Say ‘Asian eating’ and you’ll probably think of chopsticks. Though today, even households and restaurants in Asia are usually equipped with spoons, forks and knives; there’s still nothing quite like the authentic chopsticks experience. In fact, Asian parents inadvertently teach children discipline, culture and customs through using chopsticks; and it is considered poor form for the family if kids can’t use them properly.
We covered the mythical origins and some basics here. So let’s take a look at the finer points of chopsticks etiquette.
- Filial piety and respect for elders is a central Asian value, so no matter how old you are, you should always wait for your elders to pick up their chopsticks before yourself.
- Always use matching chopsticks to avoid bad luck.
- Food is meant to be savour, so enjoy in small mouthfuls.
- Decide what you want from a shared plate beforehand, and always use the serving utensil on the dish if there’s one. Transfer the food to your plate or bowl, and continue eating with your chopsticks.

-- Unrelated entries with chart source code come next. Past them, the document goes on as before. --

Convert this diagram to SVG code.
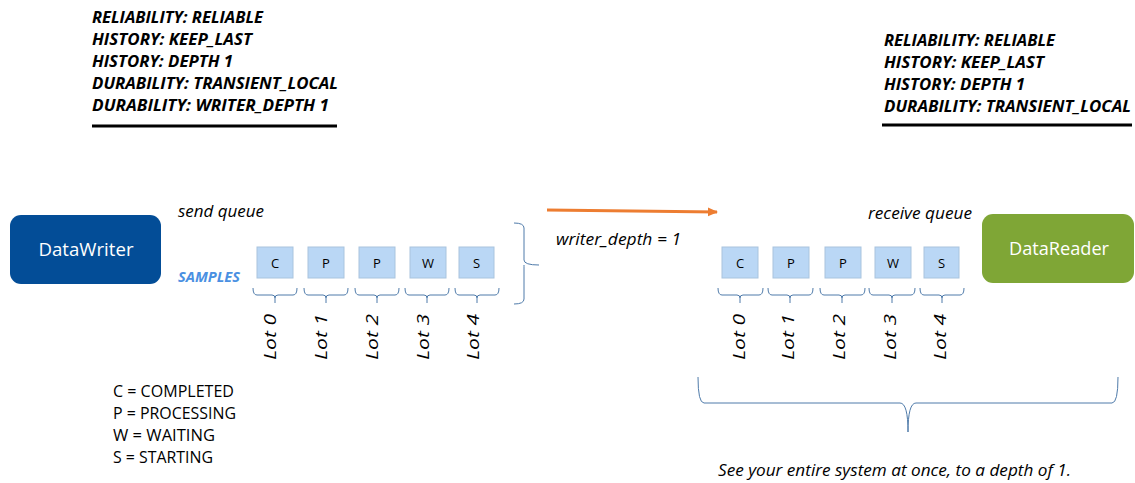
<svg xmlns="http://www.w3.org/2000/svg" width="1135" height="483" viewBox="0 0 1135 483">
<defs>
<style>
.qos{font-family:"Open Sans","Liberation Sans",sans-serif;font-weight:bold;font-style:italic;font-size:16.5px;fill:#000}
.lbl{font-family:"Open Sans","Liberation Sans",sans-serif;font-style:italic;font-size:15.5px;fill:#000}
.leg{font-family:"Open Sans","Liberation Sans",sans-serif;font-size:15.5px;fill:#000}
.node{font-family:"Open Sans","Liberation Sans",sans-serif;font-size:19px;fill:#fff}
.box{fill:#BAD7F5;stroke:#A9C4DE;stroke-width:1}
.boxt{font-family:"Open Sans","Liberation Sans",sans-serif;font-size:13px;fill:#000;text-anchor:middle}
.brace{fill:none;stroke:#4F7BAA;stroke-width:1}
.lot{font-family:"Open Sans","Liberation Sans",sans-serif;font-style:italic;font-size:16px;fill:#000;text-anchor:middle}
</style>
<marker id="ah" markerWidth="10" markerHeight="10" refX="9" refY="5" orient="auto" markerUnits="userSpaceOnUse">
<path d="M0,0.5 L10,5 L0,9.5 Z" fill="#ED7D31"/>
</marker>
</defs>
<rect width="1135" height="483" fill="#fff"/>

<g id="qos-writer">
<text class="qos" x="92" y="23" textLength="171" lengthAdjust="spacingAndGlyphs">RELIABILITY: RELIABLE</text>
<text class="qos" x="92" y="45" textLength="160" lengthAdjust="spacingAndGlyphs">HISTORY: KEEP_LAST</text>
<text class="qos" x="92" y="67" textLength="141" lengthAdjust="spacingAndGlyphs">HISTORY: DEPTH 1</text>
<text class="qos" x="92" y="89" textLength="246" lengthAdjust="spacingAndGlyphs">DURABILITY: TRANSIENT_LOCAL</text>
<text class="qos" x="92" y="111" textLength="237" lengthAdjust="spacingAndGlyphs">DURABILITY: WRITER_DEPTH 1</text>
<line x1="92" y1="126" x2="337" y2="126" stroke="#000" stroke-width="3"/>
</g>

<g id="qos-reader">
<text class="qos" x="884" y="46" textLength="171" lengthAdjust="spacingAndGlyphs">RELIABILITY: RELIABLE</text>
<text class="qos" x="884" y="68" textLength="160" lengthAdjust="spacingAndGlyphs">HISTORY: KEEP_LAST</text>
<text class="qos" x="884" y="90" textLength="141" lengthAdjust="spacingAndGlyphs">HISTORY: DEPTH 1</text>
<text class="qos" x="884" y="112" textLength="247" lengthAdjust="spacingAndGlyphs">DURABILITY: TRANSIENT_LOCAL</text>
<line x1="882" y1="125" x2="1132" y2="125" stroke="#000" stroke-width="3"/>
</g>

<g id="datawriter">
<rect x="10" y="215" width="151" height="69" rx="11" fill="#034D97"/>
<text class="node" x="86" y="256" text-anchor="middle" textLength="95" lengthAdjust="spacingAndGlyphs">DataWriter</text>
</g>

<g id="datareader">
<rect x="982" y="214" width="152" height="69" rx="11" fill="#7FA636"/>
<text class="node" x="1059" y="255" text-anchor="middle" textLength="100" lengthAdjust="spacingAndGlyphs">DataReader</text>
</g>

<g id="send-queue">
<text class="lbl" x="178" y="217" textLength="86" lengthAdjust="spacingAndGlyphs">send queue</text>
<text x="178" y="282" font-family="Open Sans, Liberation Sans, sans-serif" font-size="14" font-weight="bold" font-style="italic" fill="#4A90E2" textLength="62" lengthAdjust="spacingAndGlyphs">SAMPLES</text>
<rect class="box" x="257" y="247" width="36" height="31"/>
<rect class="box" x="308" y="247" width="36" height="31"/>
<rect class="box" x="359" y="247" width="36" height="31"/>
<rect class="box" x="410" y="247" width="36" height="31"/>
<rect class="box" x="459" y="247" width="35" height="31"/>
<text class="boxt" x="275" y="267.5">C</text>
<text class="boxt" x="326" y="267.5">P</text>
<text class="boxt" x="377" y="267.5">P</text>
<text class="boxt" x="428" y="267.5">W</text>
<text class="boxt" x="476.5" y="267.5">S</text>
<path class="brace" d="M253,288 Q253,295 257,295 L272,295 Q275,295 275,298 L275,303 M275,298 Q275,295 278,295 L293,295 Q297,295 297,288"/>
<path class="brace" d="M304,288 Q304,295 308,295 L323,295 Q326,295 326,298 L326,303 M326,298 Q326,295 329,295 L344,295 Q348,295 348,288"/>
<path class="brace" d="M355,288 Q355,295 359,295 L374,295 Q377,295 377,298 L377,303 M377,298 Q377,295 380,295 L395,295 Q399,295 399,288"/>
<path class="brace" d="M405,288 Q405,295 409,295 L424,295 Q427,295 427,298 L427,303 M427,298 Q427,295 430,295 L445,295 Q449,295 449,288"/>
<path class="brace" d="M455,288 Q455,295 459,295 L474,295 Q477,295 477,298 L477,303 M477,298 Q477,295 480,295 L495,295 Q499,295 499,288"/>
<text class="lot" transform="translate(276,337) rotate(-90)" textLength="46" lengthAdjust="spacingAndGlyphs">Lot 0</text>
<text class="lot" transform="translate(327,337) rotate(-90)" textLength="46" lengthAdjust="spacingAndGlyphs">Lot 1</text>
<text class="lot" transform="translate(378,337) rotate(-90)" textLength="46" lengthAdjust="spacingAndGlyphs">Lot 2</text>
<text class="lot" transform="translate(429,337) rotate(-90)" textLength="46" lengthAdjust="spacingAndGlyphs">Lot 3</text>
<text class="lot" transform="translate(479,337) rotate(-90)" textLength="46" lengthAdjust="spacingAndGlyphs">Lot 4</text>
<path class="brace" d="M514,223 Q524,223 524,228 L524,260 Q524,265 539,265 M524,265 Q524,265 524,270 L524,299 Q524,304 514,304"/>
</g>

<g id="receive-queue">
<text class="lbl" x="868" y="219" textLength="104" lengthAdjust="spacingAndGlyphs">receive queue</text>
<rect class="box" x="722" y="247" width="36" height="31"/>
<rect class="box" x="773" y="247" width="36" height="31"/>
<rect class="box" x="825" y="247" width="36" height="31"/>
<rect class="box" x="875" y="247" width="36" height="31"/>
<rect class="box" x="924" y="247" width="35" height="31"/>
<text class="boxt" x="740" y="267.5">C</text>
<text class="boxt" x="791" y="267.5">P</text>
<text class="boxt" x="843" y="267.5">P</text>
<text class="boxt" x="893" y="267.5">W</text>
<text class="boxt" x="941.5" y="267.5">S</text>
<path class="brace" d="M718,288 Q718,295 722,295 L737,295 Q740,295 740,298 L740,303 M740,298 Q740,295 743,295 L759,295 Q763,295 763,288"/>
<path class="brace" d="M768,288 Q768,295 772,295 L787,295 Q790,295 790,298 L790,303 M790,298 Q790,295 793,295 L809,295 Q813,295 813,288"/>
<path class="brace" d="M820,288 Q820,295 824,295 L839,295 Q842,295 842,298 L842,303 M842,298 Q842,295 845,295 L861,295 Q865,295 865,288"/>
<path class="brace" d="M869,288 Q869,295 873,295 L889,295 Q892,295 892,298 L892,303 M892,298 Q892,295 895,295 L911,295 Q915,295 915,288"/>
<path class="brace" d="M920,288 Q920,295 924,295 L939,295 Q942,295 942,298 L942,303 M942,298 Q942,295 945,295 L960,295 Q964,295 964,288"/>
<text class="lot" transform="translate(745,337) rotate(-90)" textLength="46" lengthAdjust="spacingAndGlyphs">Lot 0</text>
<text class="lot" transform="translate(794,337) rotate(-90)" textLength="46" lengthAdjust="spacingAndGlyphs">Lot 1</text>
<text class="lot" transform="translate(845,337) rotate(-90)" textLength="46" lengthAdjust="spacingAndGlyphs">Lot 2</text>
<text class="lot" transform="translate(896,337) rotate(-90)" textLength="46" lengthAdjust="spacingAndGlyphs">Lot 3</text>
<text class="lot" transform="translate(946,337) rotate(-90)" textLength="46" lengthAdjust="spacingAndGlyphs">Lot 4</text>
</g>

<g id="connectors">
<path d="M547,210 L717,212" stroke="#ED7D31" stroke-width="3" fill="none" marker-end="url(#ah)"/>
</g>

<text class="lbl" x="556" y="245" textLength="125" lengthAdjust="spacingAndGlyphs">writer_depth = 1</text>

<g id="system-brace">
<path class="brace" d="M698,377 Q698,403 704,403 L900,403 Q908,403 908,432 M908,432 Q908,403 916,403 L1112,403 Q1118,403 1118,377"/>
<text class="lbl" x="718" y="476" textLength="353" lengthAdjust="spacingAndGlyphs">See your entire system at once, to a depth of 1.</text>
</g>

<g id="legend">
<text class="leg" x="113" y="397" textLength="121" lengthAdjust="spacingAndGlyphs">C = COMPLETED</text>
<text class="leg" x="113" y="419" textLength="123" lengthAdjust="spacingAndGlyphs">P = PROCESSING</text>
<text class="leg" x="113" y="441" textLength="102" lengthAdjust="spacingAndGlyphs">W = WAITING</text>
<text class="leg" x="113" y="463" textLength="100" lengthAdjust="spacingAndGlyphs">S = STARTING</text>
</g>
</svg>
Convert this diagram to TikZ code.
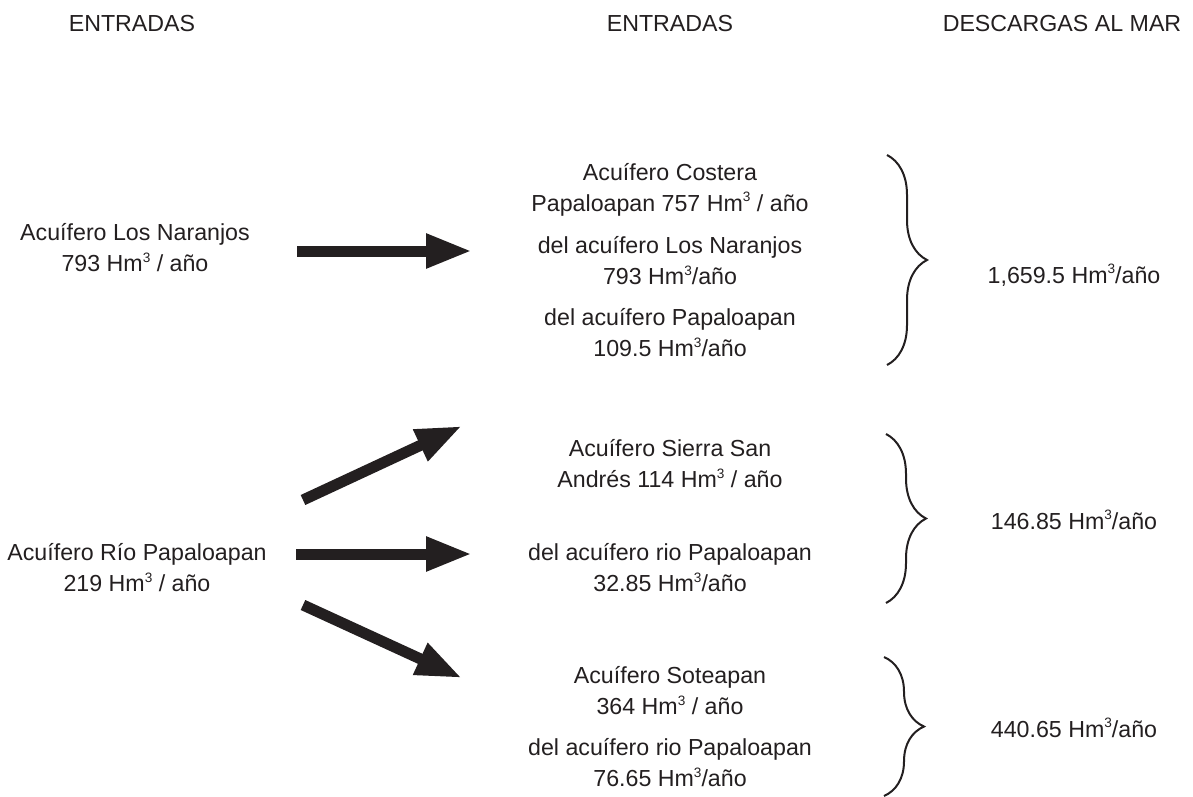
\documentclass[tikz,border=0pt]{standalone}
\usepackage{fontspec}
\setmainfont{Liberation Sans}
\usetikzlibrary{arrows.meta,decorations.pathreplacing}
\definecolor{ink}{HTML}{231F20}
\newcommand{\hmc}{Hm\raisebox{0.42em}{\fontsize{6.8}{7}\selectfont 3}}
\begin{document}
\begin{tikzpicture}[x=0.5pt,y=-0.5pt,
  lbl/.style={align=center, text=ink, font=\fontsize{11.6}{15.5}\selectfont, inner sep=0pt},
  fat/.style={draw=ink, line width=5.5pt, -{Triangle[length=23pt,width=16pt]}},
  brc/.style={draw=ink, line width=1pt, decorate, decoration={brace, amplitude=20pt}}]
\useasboundingbox (0,0) rectangle (1193,797);
% headers
\node[lbl] (h1) at (132,24) {ENTRADAS};
\node[lbl] (h2) at (670,24) {ENTRADAS};
\node[lbl] (h3) at (1062,24) {DESCARGAS AL MAR};
% left sources
\node[lbl] (ln) at (135,248) {Acuífero Los Naranjos\\793 \hmc{} / año};
\node[lbl] (rp) at (137,568) {Acuífero Río Papaloapan\\219 \hmc{} / año};
% middle group 1
\node[lbl] (g1a) at (670,190) {Acuífero Costera\\Papaloapan 757 \hmc{} / año};
\node[lbl] (g1b) at (670,261) {del acuífero Los Naranjos\\793 \hmc/año};
\node[lbl] (g1c) at (670,333) {del acuífero Papaloapan\\109.5 \hmc/año};
% middle group 2
\node[lbl] (g2a) at (670,464) {Acuífero Sierra San\\Andrés 114 \hmc{} / año};
\node[lbl] (g2b) at (670,568) {del acuífero rio Papaloapan\\32.85 \hmc/año};
% middle group 3
\node[lbl] (g3a) at (670,691) {Acuífero Soteapan\\364 \hmc{} / año};
\node[lbl] (g3b) at (670,763) {del acuífero rio Papaloapan\\76.65 \hmc/año};
% right totals
\node[lbl] (t1) at (1074,275) {1,659.5 \hmc/año};
\node[lbl] (t2) at (1074,520) {146.85 \hmc/año};
\node[lbl] (t3) at (1074,728) {440.65 \hmc/año};
% arrow end points
\coordinate (a1s) at (297,251); \coordinate (a1e) at (472,251);
\coordinate (a2s) at (303,500); \coordinate (a2e) at (462,426);
\coordinate (a3s) at (296,554); \coordinate (a3e) at (472,554);
\coordinate (a4s) at (303,605); \coordinate (a4e) at (462,678);
\draw[fat] (a1s) -- (a1e);
\draw[fat] (a2s) -- (a2e);
\draw[fat] (a3s) -- (a3e);
\draw[fat] (a4s) -- (a4e);
% braces
\coordinate (b1t) at (887,155); \coordinate (b1b) at (887,365);
\coordinate (b2t) at (886,434); \coordinate (b2b) at (886,603);
\coordinate (b3t) at (884,657); \coordinate (b3b) at (884,796);
\draw[brc] (b1t) -- (b1b);
\draw[brc] (b2t) -- (b2b);
\draw[brc] (b3t) -- (b3b);
\end{tikzpicture}
\end{document}
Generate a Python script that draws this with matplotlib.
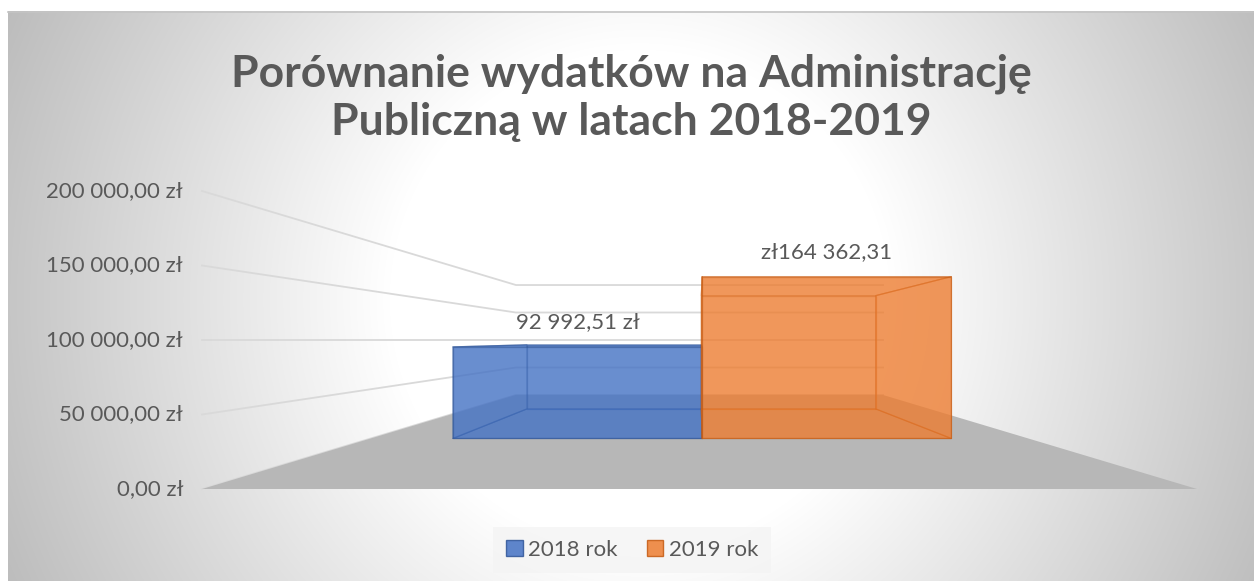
import numpy as np
import matplotlib
matplotlib.use('Agg')
import matplotlib.pyplot as plt
from matplotlib.patches import Patch
from mpl_toolkits.mplot3d.art3d import Poly3DCollection

# ---------------- data ----------------
title = 'Porównanie wydatków na Administrację\nPubliczną w latach 2018-2019'
series_names = ['2018 rok', '2019 rok']
values = [92992.51, 164362.31]
value_labels = ['92 992,51 zł', 'zł164 362,31']
tick_values = [0, 50000, 100000, 150000, 200000]
tick_labels = ['0,00 zł', '50 000,00 zł', '100 000,00 zł', '150 000,00 zł', '200 000,00 zł']
z_max = 200000

# ---------------- style ----------------
colors = ['#4472C4', '#ED7D31']
edge_colors = ['#2F5597', '#C55A11']
text_color = '#595959'
grid_color = '#d9d9d9'
floor_color = '#b7b7b7'
plt.rcParams['font.family'] = ['Lato', 'DejaVu Sans']
label_fs = 16

W, H, DPI = 1254, 581, 100
fig = plt.figure(figsize=(W / DPI, H / DPI), dpi=DPI)
fig.patch.set_facecolor('white')

# background radial gradient
bg = fig.add_axes([0, 0, 1, 1], zorder=-10)
bg.set_xlim(0, W); bg.set_ylim(H, 0); bg.axis('off')
xx, yy = np.meshgrid(np.arange(W) + 0.5, np.arange(H) + 0.5)
d = np.hypot(xx - 640, yy - 300)
t = np.clip((d - 250) / (683 - 250), 0, 1.3)
g = (255 - 65 * t) / 255
img = np.dstack([g, g, g])
img[(yy < 11) | (xx < 8)] = 1
bg.imshow(img, extent=[0, W, H, 0], interpolation='bilinear', aspect='auto')
bg.plot([8, W], [11.5, 11.5], color='#c4c4c4', lw=1.2)

# ---------------- 3D chart ----------------
ax = fig.add_axes([0, 0, 1, 1], projection='3d')
ax.computed_zorder = False
ax.set_axis_off()
ax.patch.set_alpha(0)

# floor
floor = Poly3DCollection([[(0, 0, 0), (1, 0, 0), (1, 1, 0), (0, 1, 0)]],
                         facecolor=floor_color, edgecolor='none')
floor.set_zorder(1.5)
ax.add_collection3d(floor)

# gridlines on side wall and back wall
for v in tick_values:
    ax.plot([0, 0, 1], [0, 1, 1], [v, v, v], color=grid_color, lw=1.3, zorder=1)

# bars
n = len(values)
group_width = 0.758
group_center = 0.504
bar_w = group_width / n
depth0, depth1 = 0.30, 0.68
bar_left = [group_center - group_width / 2 + i * bar_w for i in range(n)]
for i in range(n):
    ax.bar3d(bar_left[i], depth0, 0, bar_w, depth1 - depth0, values[i],
             color=colors[i], alpha=0.55, edgecolor=edge_colors[i],
             linewidth=0.9, shade=False, zorder=3)

for art in list(ax.collections) + list(ax.lines):
    art.set_clip_on(False)

ax.set_xlim(0, 1); ax.set_ylim(0, 1); ax.set_zlim(0, z_max)
ax.view_init(elev=0, azim=-90)


def project(xs, ys, zs, M):
    xs = np.atleast_1d(np.asarray(xs, float))
    ys = np.atleast_1d(np.asarray(ys, float))
    zs = np.atleast_1d(np.asarray(zs, float))
    vec = np.vstack([xs, ys, zs, np.ones_like(xs)])
    r = M @ vec
    return r[0] / r[3], r[1] / r[3]


target_ratio = 0.369           # back-wall scale / front scale
front_w, front_h = 995.0, 298.0
x_left_px, y_bottom_px = 202.0, 581 - 489.0
aspect = np.array([front_w, 600.0, front_h])

fig.canvas.draw()
for _ in range(4):
    ax.set_box_aspect(aspect)

    def ratio(f):
        ax.set_proj_type('persp', focal_length=f)
        M = ax.get_proj()
        px, _ = project([0, 1, 0, 1], [0, 0, 1, 1], [0, 0, 0, 0], M)
        return (px[3] - px[2]) / (px[1] - px[0])

    lo, hi = 0.005, 10.0
    for _ in range(60):
        mid = np.sqrt(lo * hi)
        if ratio(mid) < target_ratio:
            lo = mid
        else:
            hi = mid
    ax.set_proj_type('persp', focal_length=np.sqrt(lo * hi))
    M = ax.get_proj()
    px, py = project([0, 1, 0], [0, 0, 0], [0, 0, z_max], M)
    nrm = ax.transLimits.transform(np.column_stack([px, py]))
    Wd = front_w / (nrm[1, 0] - nrm[0, 0])
    Hd = front_h / (nrm[2, 1] - nrm[0, 1])
    aspect[2] *= Hd / Wd

x0 = x_left_px - nrm[0, 0] * Wd
y0 = y_bottom_px - nrm[0, 1] * Wd
ax.set_position([x0 / W, y0 / H, Wd / W, Wd / H])
M = ax.get_proj()

# axis tick labels
for v, lab in zip(tick_values, tick_labels):
    px, py = project([0], [0], [v], M)
    ax.annotate(lab, xy=(px[0], py[0]), xycoords='data', xytext=(-19, 0),
                textcoords='offset pixels', ha='right', va='center',
                fontsize=label_fs, color=text_color, annotation_clip=False)

# data labels
for i in range(n):
    px, py = project([bar_left[i] + bar_w / 2], [depth0], [values[i]], M)
    ax.annotate(value_labels[i], xy=(px[0], py[0]), xycoords='data',
                xytext=(0, 25), textcoords='offset pixels', ha='center',
                va='center', fontsize=label_fs, color=text_color,
                annotation_clip=False)

# title
fig.text(631 / W, 1 - 98 / H, title, ha='center', va='center', fontsize=32,
         fontweight='bold', color=text_color, linespacing=1.25)

# legend
handles = [Patch(facecolor=c, edgecolor=ec, alpha=0.85, label=s)
           for c, ec, s in zip(colors, edge_colors, series_names)]
leg = fig.legend(handles=handles, loc='center', bbox_to_anchor=(632 / W, 1 - 550 / H),
                 ncol=2, fontsize=label_fs, frameon=True, fancybox=False,
                 handlelength=0.75, handleheight=0.75, handletextpad=0.25,
                 columnspacing=1.3, borderpad=0.6)
leg.get_frame().set_facecolor('#f4f4f4')
leg.get_frame().set_edgecolor('none')
for txt in leg.get_texts():
    txt.set_color(text_color)

fig.savefig('out.png', dpi=DPI)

- It is acceptable to hold your bowl and push the rice in your mouth. But only in Korean culture, the bowl should always stay on the table, use your chopsticks for dishes and the spoon for rice and soup.
- Use reverse open-close motion with your chopsticks to break your food into smaller bites.
- Place them horizontally on top of your bowl or plate when you’ve finished. In Japanese culture, always place the pointed tip to the left.
- Never stab your chopsticks upright into your bowl of rice. It looks like an offering to the dead for many Asian cultures as incense sticks are stuck in the same manner on altars. For Japanese, the exact custom of chopsticks straight up in a rice bowl is part of the funeral ceremony.
- Never hold or place your chopsticks separately, or in any other position besides parallel and together. Placing them in a V is rude, especially in Vietnam. Crossing them in Japanese culture also means death.
- Don’t point, gesture or wave around with them at anything or anyone. Also, ensure your pointer finger doesn’t stick out when holding them.
- Don’t fumble about a shared dish for a particular piece.
- Resist the urge to stab food with them like forks, or add your spoon to cut.
- Don’t chew or suck the tips. Chopsticks are for putting food in your mouth without touching your lips or teeth.
- Except in Korean culture, try not to slurp too loudly.
- Don’t tap or click your chopsticks on your plate or bowl.
- Don’t pass food to another person’s chopsticks. Put it in his/her bowl or plate instead.
- For bamboo disposable chopsticks, it’s rude to divide them openly and rub them together. Always do it discreetly at the side.
- And needless to say: don’t play or make faces with your chopsticks.
For Asians, how you use chopsticks shows your civility, as well as respect for your host, chef and labourers who had toiled for your food. So always use them properly to savour every delicious mouthful.